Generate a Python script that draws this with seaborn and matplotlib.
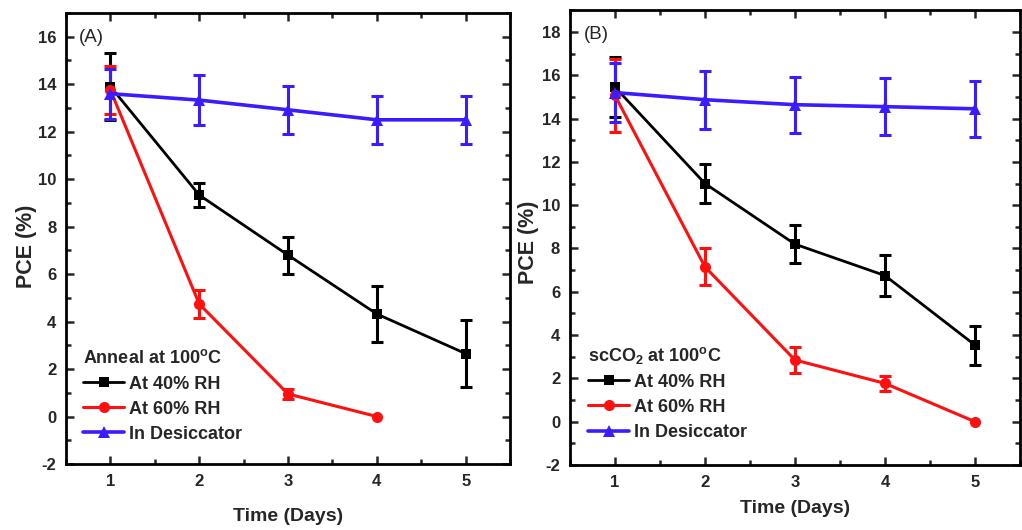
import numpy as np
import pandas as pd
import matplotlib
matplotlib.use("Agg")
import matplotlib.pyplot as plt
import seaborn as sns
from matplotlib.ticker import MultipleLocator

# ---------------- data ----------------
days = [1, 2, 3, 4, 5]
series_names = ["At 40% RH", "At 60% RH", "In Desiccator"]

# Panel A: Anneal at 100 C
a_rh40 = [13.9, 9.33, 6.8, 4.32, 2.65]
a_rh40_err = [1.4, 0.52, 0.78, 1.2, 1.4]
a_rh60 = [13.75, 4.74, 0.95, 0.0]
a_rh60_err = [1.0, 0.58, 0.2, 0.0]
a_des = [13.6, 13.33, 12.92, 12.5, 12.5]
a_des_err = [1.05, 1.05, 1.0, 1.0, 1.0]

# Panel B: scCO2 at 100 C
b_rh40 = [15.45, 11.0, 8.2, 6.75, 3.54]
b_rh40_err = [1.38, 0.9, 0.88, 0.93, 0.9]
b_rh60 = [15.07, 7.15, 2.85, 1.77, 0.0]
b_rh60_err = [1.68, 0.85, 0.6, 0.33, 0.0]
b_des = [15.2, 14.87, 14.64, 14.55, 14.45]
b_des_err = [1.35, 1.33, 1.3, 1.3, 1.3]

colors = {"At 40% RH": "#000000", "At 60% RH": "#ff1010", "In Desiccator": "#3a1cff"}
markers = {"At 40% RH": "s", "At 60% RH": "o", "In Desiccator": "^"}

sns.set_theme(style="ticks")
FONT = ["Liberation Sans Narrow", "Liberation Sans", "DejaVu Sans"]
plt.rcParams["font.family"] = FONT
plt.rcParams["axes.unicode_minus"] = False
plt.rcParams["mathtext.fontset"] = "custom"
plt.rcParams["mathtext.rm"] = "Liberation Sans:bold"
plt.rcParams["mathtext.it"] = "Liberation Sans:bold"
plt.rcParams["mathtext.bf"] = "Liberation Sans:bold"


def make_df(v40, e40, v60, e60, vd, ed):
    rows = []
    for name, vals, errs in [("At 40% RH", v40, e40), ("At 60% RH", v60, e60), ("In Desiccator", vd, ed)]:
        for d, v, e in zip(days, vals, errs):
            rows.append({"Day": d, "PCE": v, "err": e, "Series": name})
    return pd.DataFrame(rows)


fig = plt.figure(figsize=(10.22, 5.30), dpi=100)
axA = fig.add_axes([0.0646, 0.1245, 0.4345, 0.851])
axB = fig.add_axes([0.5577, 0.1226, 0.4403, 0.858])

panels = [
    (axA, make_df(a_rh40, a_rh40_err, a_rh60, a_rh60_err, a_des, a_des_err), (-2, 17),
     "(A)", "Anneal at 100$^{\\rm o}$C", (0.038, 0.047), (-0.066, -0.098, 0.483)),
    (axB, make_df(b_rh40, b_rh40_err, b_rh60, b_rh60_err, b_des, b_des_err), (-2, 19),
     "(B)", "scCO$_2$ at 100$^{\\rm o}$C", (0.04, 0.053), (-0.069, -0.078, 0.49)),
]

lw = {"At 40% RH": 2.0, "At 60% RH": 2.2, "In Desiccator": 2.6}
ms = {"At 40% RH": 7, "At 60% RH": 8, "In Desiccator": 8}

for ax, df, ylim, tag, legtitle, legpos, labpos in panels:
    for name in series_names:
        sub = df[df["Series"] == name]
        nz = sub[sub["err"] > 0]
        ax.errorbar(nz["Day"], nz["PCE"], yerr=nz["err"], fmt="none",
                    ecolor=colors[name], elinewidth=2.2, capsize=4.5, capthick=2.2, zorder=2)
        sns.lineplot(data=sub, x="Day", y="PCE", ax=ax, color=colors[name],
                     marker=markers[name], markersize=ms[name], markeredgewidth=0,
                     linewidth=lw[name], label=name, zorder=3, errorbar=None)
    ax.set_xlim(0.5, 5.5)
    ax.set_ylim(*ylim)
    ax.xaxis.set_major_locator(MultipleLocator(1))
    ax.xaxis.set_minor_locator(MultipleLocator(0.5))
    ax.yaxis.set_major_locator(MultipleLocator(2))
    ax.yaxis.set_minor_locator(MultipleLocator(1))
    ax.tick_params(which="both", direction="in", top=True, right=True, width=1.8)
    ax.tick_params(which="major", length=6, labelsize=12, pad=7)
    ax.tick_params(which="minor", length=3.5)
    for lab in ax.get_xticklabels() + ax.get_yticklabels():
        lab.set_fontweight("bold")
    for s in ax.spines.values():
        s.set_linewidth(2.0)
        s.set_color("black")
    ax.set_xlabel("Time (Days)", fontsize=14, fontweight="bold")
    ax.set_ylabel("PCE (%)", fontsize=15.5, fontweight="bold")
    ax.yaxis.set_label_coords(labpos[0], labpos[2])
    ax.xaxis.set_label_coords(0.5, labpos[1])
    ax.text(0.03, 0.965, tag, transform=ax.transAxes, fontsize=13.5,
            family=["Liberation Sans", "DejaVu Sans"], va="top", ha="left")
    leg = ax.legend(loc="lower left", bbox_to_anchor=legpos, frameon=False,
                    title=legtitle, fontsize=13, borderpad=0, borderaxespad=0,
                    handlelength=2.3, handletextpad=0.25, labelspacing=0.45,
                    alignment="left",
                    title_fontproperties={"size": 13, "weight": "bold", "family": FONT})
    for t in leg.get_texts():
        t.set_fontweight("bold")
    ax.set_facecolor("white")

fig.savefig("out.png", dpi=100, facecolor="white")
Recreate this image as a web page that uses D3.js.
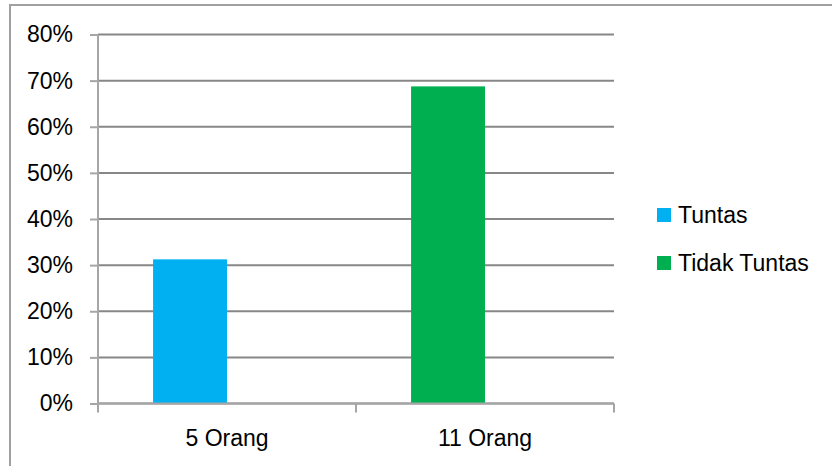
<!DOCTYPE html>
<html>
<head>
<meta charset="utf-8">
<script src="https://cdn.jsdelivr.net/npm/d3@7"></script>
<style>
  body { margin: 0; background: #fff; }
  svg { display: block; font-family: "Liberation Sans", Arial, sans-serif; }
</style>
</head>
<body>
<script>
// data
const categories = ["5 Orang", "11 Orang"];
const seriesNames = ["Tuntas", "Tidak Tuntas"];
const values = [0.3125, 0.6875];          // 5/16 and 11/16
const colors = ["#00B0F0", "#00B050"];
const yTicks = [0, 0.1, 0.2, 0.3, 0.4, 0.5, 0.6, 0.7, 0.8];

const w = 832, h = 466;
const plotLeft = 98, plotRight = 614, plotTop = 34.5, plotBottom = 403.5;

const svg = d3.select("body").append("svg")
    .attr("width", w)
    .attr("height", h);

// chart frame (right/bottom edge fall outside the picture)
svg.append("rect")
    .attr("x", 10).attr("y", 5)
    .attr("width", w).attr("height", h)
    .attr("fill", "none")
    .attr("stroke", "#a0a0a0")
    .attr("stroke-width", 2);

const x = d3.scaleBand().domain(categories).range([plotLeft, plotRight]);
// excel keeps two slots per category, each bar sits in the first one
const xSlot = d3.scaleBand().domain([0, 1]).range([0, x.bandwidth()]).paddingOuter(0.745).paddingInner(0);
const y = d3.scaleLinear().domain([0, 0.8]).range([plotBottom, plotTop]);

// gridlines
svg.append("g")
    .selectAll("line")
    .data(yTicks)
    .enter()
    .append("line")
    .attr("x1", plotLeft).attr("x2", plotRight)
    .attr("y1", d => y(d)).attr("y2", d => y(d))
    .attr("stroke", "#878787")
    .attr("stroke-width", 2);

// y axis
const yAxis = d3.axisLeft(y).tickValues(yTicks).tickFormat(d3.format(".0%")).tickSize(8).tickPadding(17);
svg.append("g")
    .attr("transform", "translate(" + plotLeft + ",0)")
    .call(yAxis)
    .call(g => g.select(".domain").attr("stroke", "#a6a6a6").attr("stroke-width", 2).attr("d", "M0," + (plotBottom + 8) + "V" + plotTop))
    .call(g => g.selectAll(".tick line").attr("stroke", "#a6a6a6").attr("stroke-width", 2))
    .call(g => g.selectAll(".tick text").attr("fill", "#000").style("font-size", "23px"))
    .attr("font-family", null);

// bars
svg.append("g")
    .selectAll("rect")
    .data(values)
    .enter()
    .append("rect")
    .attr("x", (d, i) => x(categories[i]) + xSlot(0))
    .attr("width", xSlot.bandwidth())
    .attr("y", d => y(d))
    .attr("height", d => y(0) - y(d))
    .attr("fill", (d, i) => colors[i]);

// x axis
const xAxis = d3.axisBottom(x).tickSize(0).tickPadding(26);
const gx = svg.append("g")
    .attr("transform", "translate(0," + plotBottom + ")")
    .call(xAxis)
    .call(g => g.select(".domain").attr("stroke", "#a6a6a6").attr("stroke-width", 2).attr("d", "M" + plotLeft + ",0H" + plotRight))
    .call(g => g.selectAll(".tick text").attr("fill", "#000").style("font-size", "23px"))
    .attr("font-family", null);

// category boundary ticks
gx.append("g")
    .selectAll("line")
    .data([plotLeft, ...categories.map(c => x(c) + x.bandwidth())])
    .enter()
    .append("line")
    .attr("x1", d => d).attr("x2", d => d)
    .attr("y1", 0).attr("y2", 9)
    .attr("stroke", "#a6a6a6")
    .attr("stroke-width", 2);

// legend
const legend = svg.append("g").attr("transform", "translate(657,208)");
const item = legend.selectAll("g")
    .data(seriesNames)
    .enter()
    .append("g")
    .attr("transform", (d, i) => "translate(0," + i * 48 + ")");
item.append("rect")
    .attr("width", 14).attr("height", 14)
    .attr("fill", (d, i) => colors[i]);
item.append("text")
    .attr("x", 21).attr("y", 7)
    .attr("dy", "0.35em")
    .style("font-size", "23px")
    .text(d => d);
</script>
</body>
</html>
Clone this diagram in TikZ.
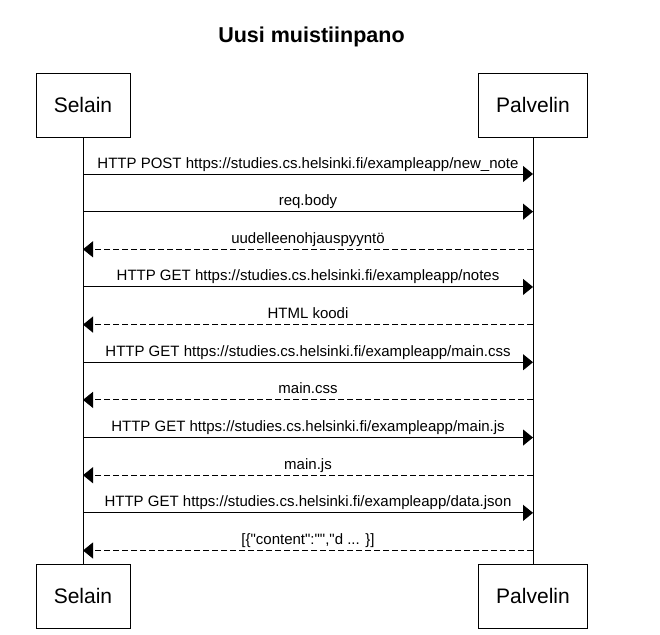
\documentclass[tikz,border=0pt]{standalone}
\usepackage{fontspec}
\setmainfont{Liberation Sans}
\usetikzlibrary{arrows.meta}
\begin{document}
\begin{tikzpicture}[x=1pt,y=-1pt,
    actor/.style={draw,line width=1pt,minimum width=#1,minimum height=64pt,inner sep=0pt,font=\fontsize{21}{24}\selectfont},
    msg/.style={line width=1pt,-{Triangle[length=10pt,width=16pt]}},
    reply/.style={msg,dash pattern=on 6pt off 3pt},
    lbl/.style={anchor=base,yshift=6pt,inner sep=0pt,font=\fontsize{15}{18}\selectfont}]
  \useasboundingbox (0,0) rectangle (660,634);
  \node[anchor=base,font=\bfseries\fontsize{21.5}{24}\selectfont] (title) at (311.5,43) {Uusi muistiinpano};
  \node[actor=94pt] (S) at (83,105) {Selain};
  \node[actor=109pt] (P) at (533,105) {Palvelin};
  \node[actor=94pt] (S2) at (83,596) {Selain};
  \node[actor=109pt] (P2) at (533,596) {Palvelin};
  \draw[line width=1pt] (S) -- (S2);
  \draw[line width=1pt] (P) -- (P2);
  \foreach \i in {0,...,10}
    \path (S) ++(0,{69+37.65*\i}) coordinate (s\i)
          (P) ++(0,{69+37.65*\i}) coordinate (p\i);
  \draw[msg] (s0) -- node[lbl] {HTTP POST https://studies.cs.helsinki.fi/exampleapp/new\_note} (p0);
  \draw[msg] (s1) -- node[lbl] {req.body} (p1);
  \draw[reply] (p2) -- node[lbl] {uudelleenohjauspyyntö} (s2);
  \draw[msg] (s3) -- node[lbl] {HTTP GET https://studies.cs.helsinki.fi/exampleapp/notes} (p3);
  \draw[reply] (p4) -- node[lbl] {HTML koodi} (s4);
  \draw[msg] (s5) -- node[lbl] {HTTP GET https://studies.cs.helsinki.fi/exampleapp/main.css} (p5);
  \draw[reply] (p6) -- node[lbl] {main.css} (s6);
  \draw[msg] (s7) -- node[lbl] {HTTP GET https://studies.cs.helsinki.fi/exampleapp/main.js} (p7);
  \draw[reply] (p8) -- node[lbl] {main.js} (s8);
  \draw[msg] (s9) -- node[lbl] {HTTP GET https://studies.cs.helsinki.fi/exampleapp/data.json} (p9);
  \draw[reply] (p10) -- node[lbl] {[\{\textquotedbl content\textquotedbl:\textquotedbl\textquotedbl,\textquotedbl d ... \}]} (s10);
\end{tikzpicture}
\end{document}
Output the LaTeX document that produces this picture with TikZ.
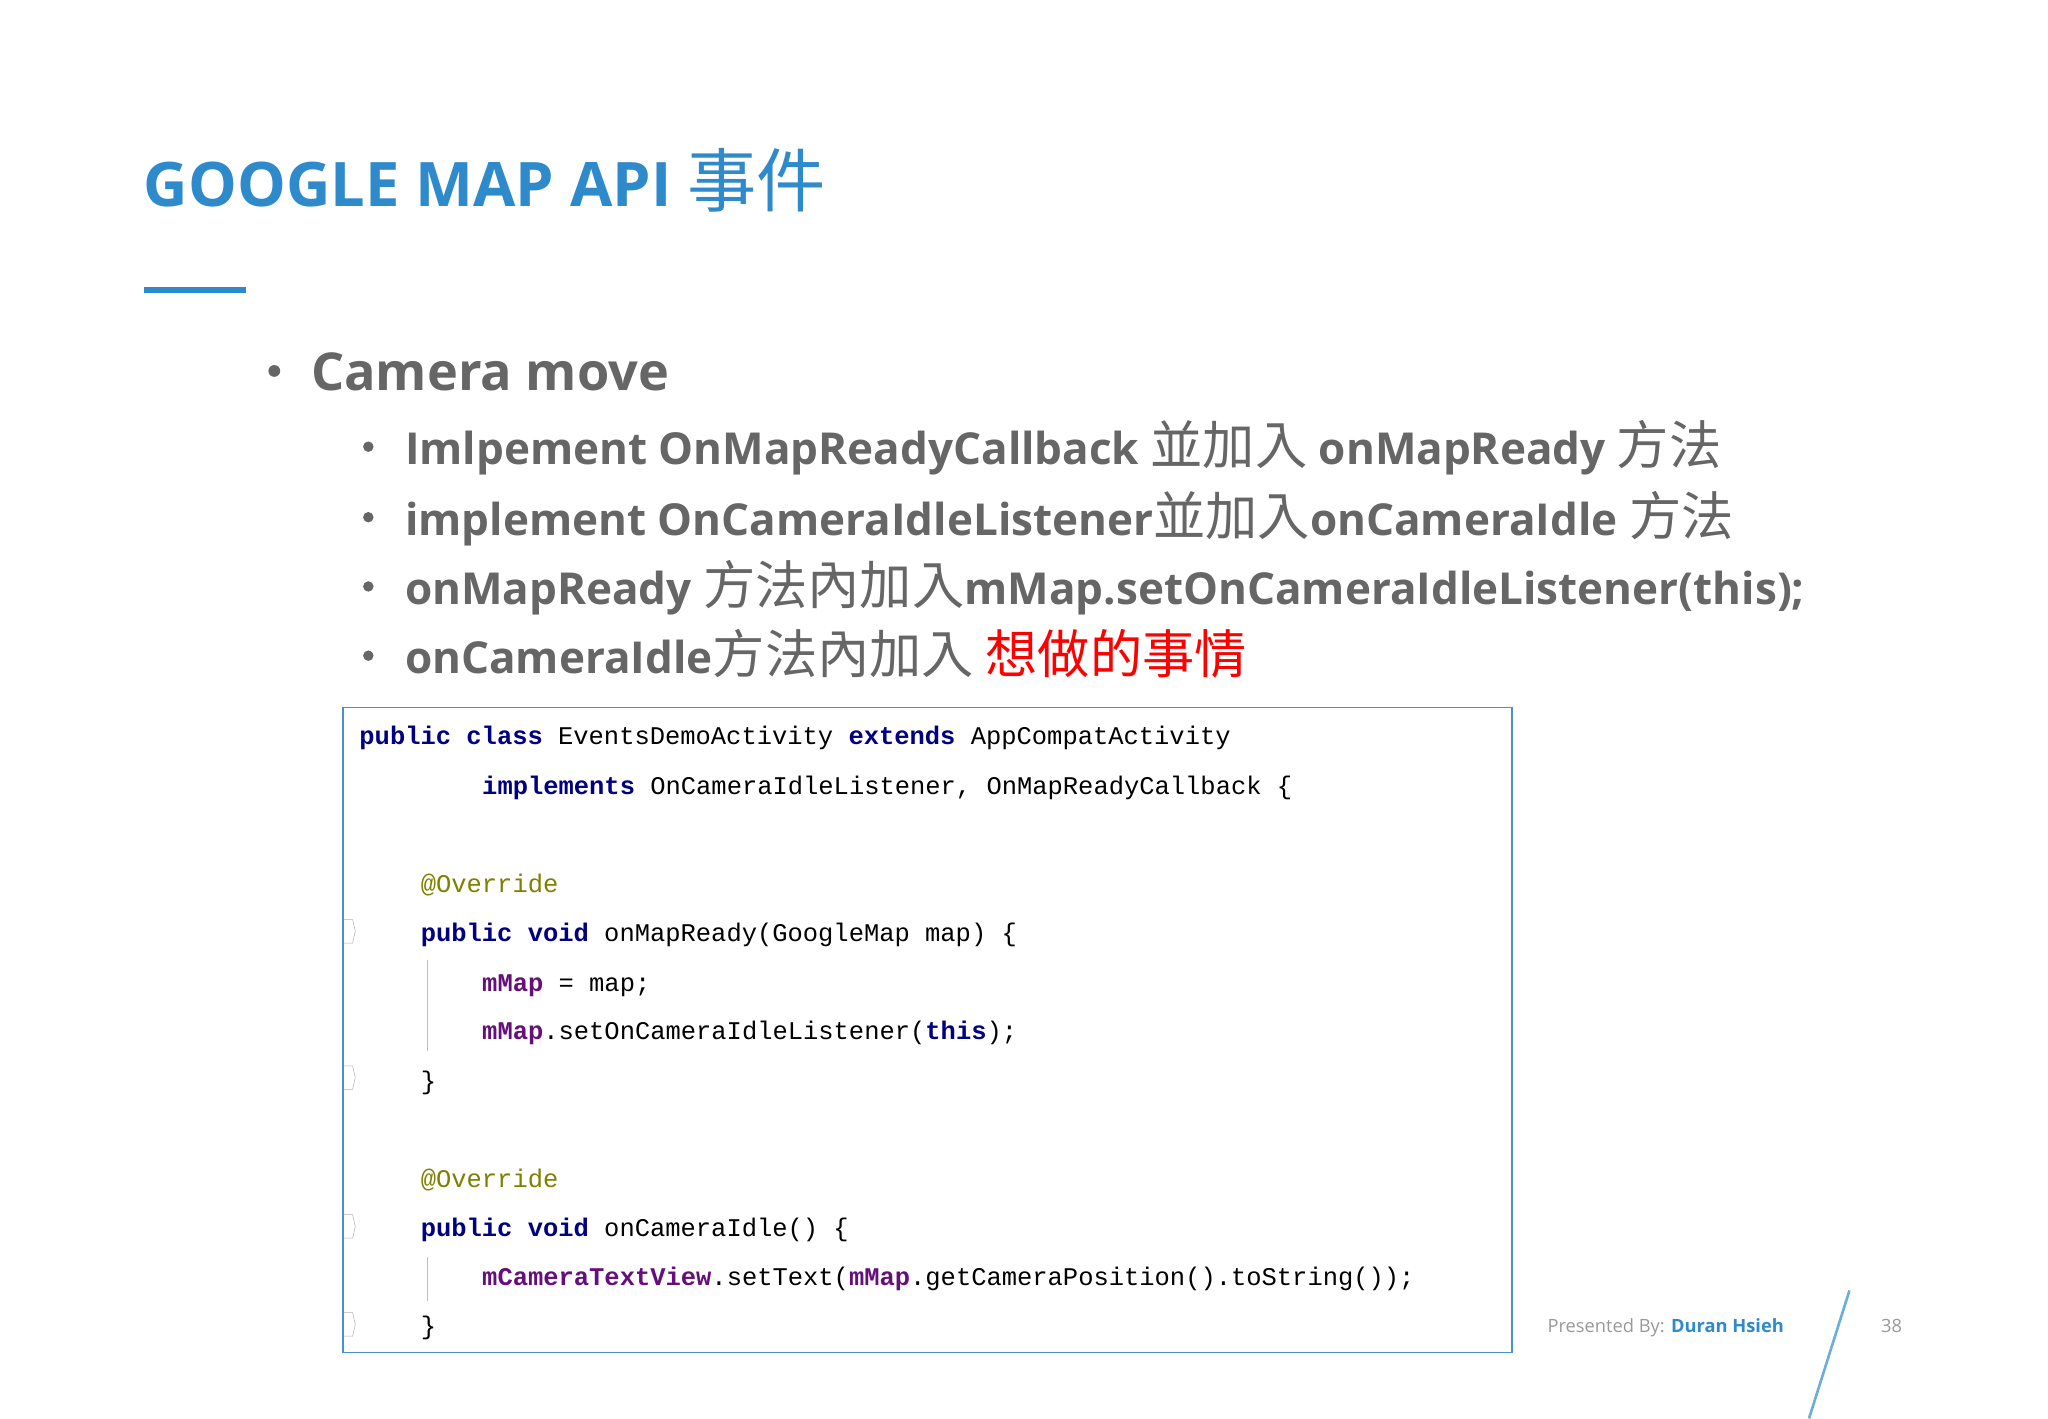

▶ Written exercise:
List every line above containing the word "script".

▶ Solution to this exercise:
Generate a Python script that draws this with seaborn and matplotlib.
<script src="https://cdn.jsdelivr.net/npm/d3@7"></script>
<script>
</script>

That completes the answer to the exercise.